## DATASET EXTRACT:
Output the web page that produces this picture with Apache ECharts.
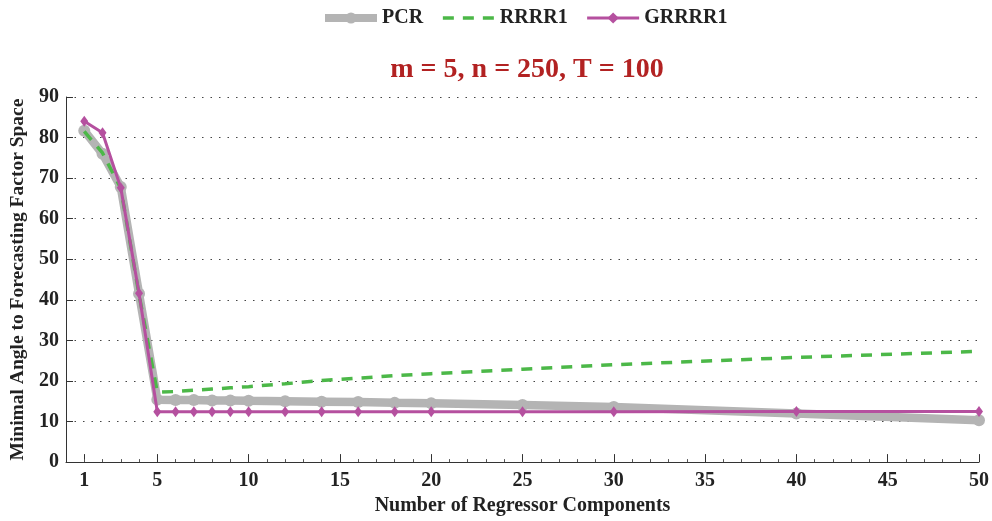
<!DOCTYPE html>
<html>
<head>
<meta charset="utf-8">
<script src="https://cdn.jsdelivr.net/npm/echarts@6/dist/echarts.min.js"></script>
<style>
  html, body { margin: 0; padding: 0; background: #fff; }
  #chart { width: 992px; height: 521px; }
</style>
</head>
<body>
<div id="chart"></div>
<script>
// number of regressor components
var components = [1, 2, 3, 4, 5, 6, 7, 8, 9, 10, 12, 14, 16, 18, 20, 25, 30, 40, 50];
var pcr    = [81.7, 76.0, 67.8, 41.5, 15.4, 15.3, 15.3, 15.2, 15.2, 15.1, 15.0, 14.9, 14.8, 14.6, 14.5, 14.1, 13.6, 12.0, 10.3];
var rrrr1  = [81.5, 76.2, 67.5, 41.3, 17.2, 17.4, 17.7, 18.0, 18.3, 18.6, 19.3, 20.1, 20.7, 21.3, 21.8, 22.9, 24.0, 25.8, 27.3];
var grrrr1 = [84.0, 81.2, 67.6, 41.6, 12.4, 12.4, 12.4, 12.4, 12.4, 12.4, 12.4, 12.4, 12.4, 12.4, 12.4, 12.4, 12.4, 12.5, 12.5];
var xTicks = [1, 5, 10, 15, 20, 25, 30, 35, 40, 45, 50];

function pairs(vals) {
    return components.map(function (c, i) { return [c, vals[i]]; });
}

var font = 'Liberation Serif';
var chart = echarts.init(document.getElementById('chart'));

chart.setOption({
    animation: false,
    textStyle: { fontFamily: font },
    title: {
        text: 'm = 5, n = 250, T = 100',
        left: 522, textAlign: 'center', top: 51,
        textStyle: { color: '#b22222', fontSize: 28, fontWeight: 'bold', fontFamily: font }
    },
    legend: {
        top: 3, left: 316,
        itemWidth: 52, itemHeight: 14, itemGap: 18,
        textStyle: { fontSize: 20, fontWeight: 'bold', color: '#222', fontFamily: font },
        data: [
            { name: 'PCR', lineStyle: { width: 8 } },
            { name: 'RRRR1', itemStyle: { opacity: 0 }, lineStyle: { width: 3.5 } },
            { name: 'GRRRR1', lineStyle: { width: 3 } }
        ]
    },
    grid: { left: 65, right: 12, top: 97, bottom: 52 },
    xAxis: {
        type: 'value', min: 0, max: 50, interval: 5,
        name: 'Number of Regressor Components',
        nameLocation: 'middle', nameGap: 33,
        nameTextStyle: { fontSize: 20, fontWeight: 'bold', color: '#222', fontFamily: font },
        axisLine: { lineStyle: { color: '#333', width: 1 } },
        axisTick: { inside: true, length: 8, customValues: xTicks, lineStyle: { color: '#333' } },
        minorTick: { show: true, splitNumber: 5, length: 3, lineStyle: { color: '#555' } },
        axisLabel: { customValues: xTicks, fontSize: 20, fontWeight: 'bold', color: '#222', margin: 9, fontFamily: font },
        splitLine: { show: false }
    },
    yAxis: {
        type: 'value', min: 0, max: 90, interval: 10,
        name: 'Minimal Angle to Forecasting Factor Space',
        nameLocation: 'middle', nameGap: 38,
        nameTextStyle: { fontSize: 19.5, fontWeight: 'bold', color: '#222', fontFamily: font },
        axisLine: { show: true, lineStyle: { color: '#333', width: 1 } },
        axisTick: { show: true, inside: true, length: 7, lineStyle: { color: '#333' } },
        axisLabel: { fontSize: 20, fontWeight: 'bold', color: '#222', margin: 7, fontFamily: font },
        splitLine: { show: true, lineStyle: { color: '#444', type: [1.5, 7], width: 1.2 } }
    },
    series: [
        {
            name: 'PCR', type: 'line', data: pairs(pcr),
            symbol: 'circle', symbolSize: 12,
            itemStyle: { color: '#b4b4b4' },
            lineStyle: { color: '#b4b4b4', width: 8.5 },
            z: 2
        },
        {
            name: 'RRRR1', type: 'line', data: pairs(rrrr1),
            symbol: 'none',
            itemStyle: { color: '#4cb848' },
            lineStyle: { color: '#4cb848', width: 3.5, type: [11, 9] },
            z: 3
        },
        {
            name: 'GRRRR1', type: 'line', data: pairs(grrrr1),
            symbol: 'diamond', symbolSize: [8, 11],
            itemStyle: { color: '#b5509f' },
            lineStyle: { color: '#b5509f', width: 3 },
            z: 4
        }
    ]
});
</script>
</body>
</html>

## GIVEN PROBLEM:
Skipping the pictures, transcribe each line above exactly as it appears.

## ANSWER TO THE TASK:
Output the web page that produces this picture with Apache ECharts.
<!DOCTYPE html>
<html>
<head>
<meta charset="utf-8">
<script src="https://cdn.jsdelivr.net/npm/echarts@6/dist/echarts.min.js"></script>
<style>
  html, body { margin: 0; padding: 0; background: #fff; }
  #chart { width: 992px; height: 521px; }
</style>
</head>
<body>
<div id="chart"></div>
<script>
// number of regressor components
var components = [1, 2, 3, 4, 5, 6, 7, 8, 9, 10, 12, 14, 16, 18, 20, 25, 30, 40, 50];
var pcr    = [81.7, 76.0, 67.8, 41.5, 15.4, 15.3, 15.3, 15.2, 15.2, 15.1, 15.0, 14.9, 14.8, 14.6, 14.5, 14.1, 13.6, 12.0, 10.3];
var rrrr1  = [81.5, 76.2, 67.5, 41.3, 17.2, 17.4, 17.7, 18.0, 18.3, 18.6, 19.3, 20.1, 20.7, 21.3, 21.8, 22.9, 24.0, 25.8, 27.3];
var grrrr1 = [84.0, 81.2, 67.6, 41.6, 12.4, 12.4, 12.4, 12.4, 12.4, 12.4, 12.4, 12.4, 12.4, 12.4, 12.4, 12.4, 12.4, 12.5, 12.5];
var xTicks = [1, 5, 10, 15, 20, 25, 30, 35, 40, 45, 50];

function pairs(vals) {
    return components.map(function (c, i) { return [c, vals[i]]; });
}

var font = 'Liberation Serif';
var chart = echarts.init(document.getElementById('chart'));

chart.setOption({
    animation: false,
    textStyle: { fontFamily: font },
    title: {
        text: 'm = 5, n = 250, T = 100',
        left: 522, textAlign: 'center', top: 51,
        textStyle: { color: '#b22222', fontSize: 28, fontWeight: 'bold', fontFamily: font }
    },
    legend: {
        top: 3, left: 316,
        itemWidth: 52, itemHeight: 14, itemGap: 18,
        textStyle: { fontSize: 20, fontWeight: 'bold', color: '#222', fontFamily: font },
        data: [
            { name: 'PCR', lineStyle: { width: 8 } },
            { name: 'RRRR1', itemStyle: { opacity: 0 }, lineStyle: { width: 3.5 } },
            { name: 'GRRRR1', lineStyle: { width: 3 } }
        ]
    },
    grid: { left: 65, right: 12, top: 97, bottom: 52 },
    xAxis: {
        type: 'value', min: 0, max: 50, interval: 5,
        name: 'Number of Regressor Components',
        nameLocation: 'middle', nameGap: 33,
        nameTextStyle: { fontSize: 20, fontWeight: 'bold', color: '#222', fontFamily: font },
        axisLine: { lineStyle: { color: '#333', width: 1 } },
        axisTick: { inside: true, length: 8, customValues: xTicks, lineStyle: { color: '#333' } },
        minorTick: { show: true, splitNumber: 5, length: 3, lineStyle: { color: '#555' } },
        axisLabel: { customValues: xTicks, fontSize: 20, fontWeight: 'bold', color: '#222', margin: 9, fontFamily: font },
        splitLine: { show: false }
    },
    yAxis: {
        type: 'value', min: 0, max: 90, interval: 10,
        name: 'Minimal Angle to Forecasting Factor Space',
        nameLocation: 'middle', nameGap: 38,
        nameTextStyle: { fontSize: 19.5, fontWeight: 'bold', color: '#222', fontFamily: font },
        axisLine: { show: true, lineStyle: { color: '#333', width: 1 } },
        axisTick: { show: true, inside: true, length: 7, lineStyle: { color: '#333' } },
        axisLabel: { fontSize: 20, fontWeight: 'bold', color: '#222', margin: 7, fontFamily: font },
        splitLine: { show: true, lineStyle: { color: '#444', type: [1.5, 7], width: 1.2 } }
    },
    series: [
        {
            name: 'PCR', type: 'line', data: pairs(pcr),
            symbol: 'circle', symbolSize: 12,
            itemStyle: { color: '#b4b4b4' },
            lineStyle: { color: '#b4b4b4', width: 8.5 },
            z: 2
        },
        {
            name: 'RRRR1', type: 'line', data: pairs(rrrr1),
            symbol: 'none',
            itemStyle: { color: '#4cb848' },
            lineStyle: { color: '#4cb848', width: 3.5, type: [11, 9] },
            z: 3
        },
        {
            name: 'GRRRR1', type: 'line', data: pairs(grrrr1),
            symbol: 'diamond', symbolSize: [8, 11],
            itemStyle: { color: '#b5509f' },
            lineStyle: { color: '#b5509f', width: 3 },
            z: 4
        }
    ]
});
</script>
</body>
</html>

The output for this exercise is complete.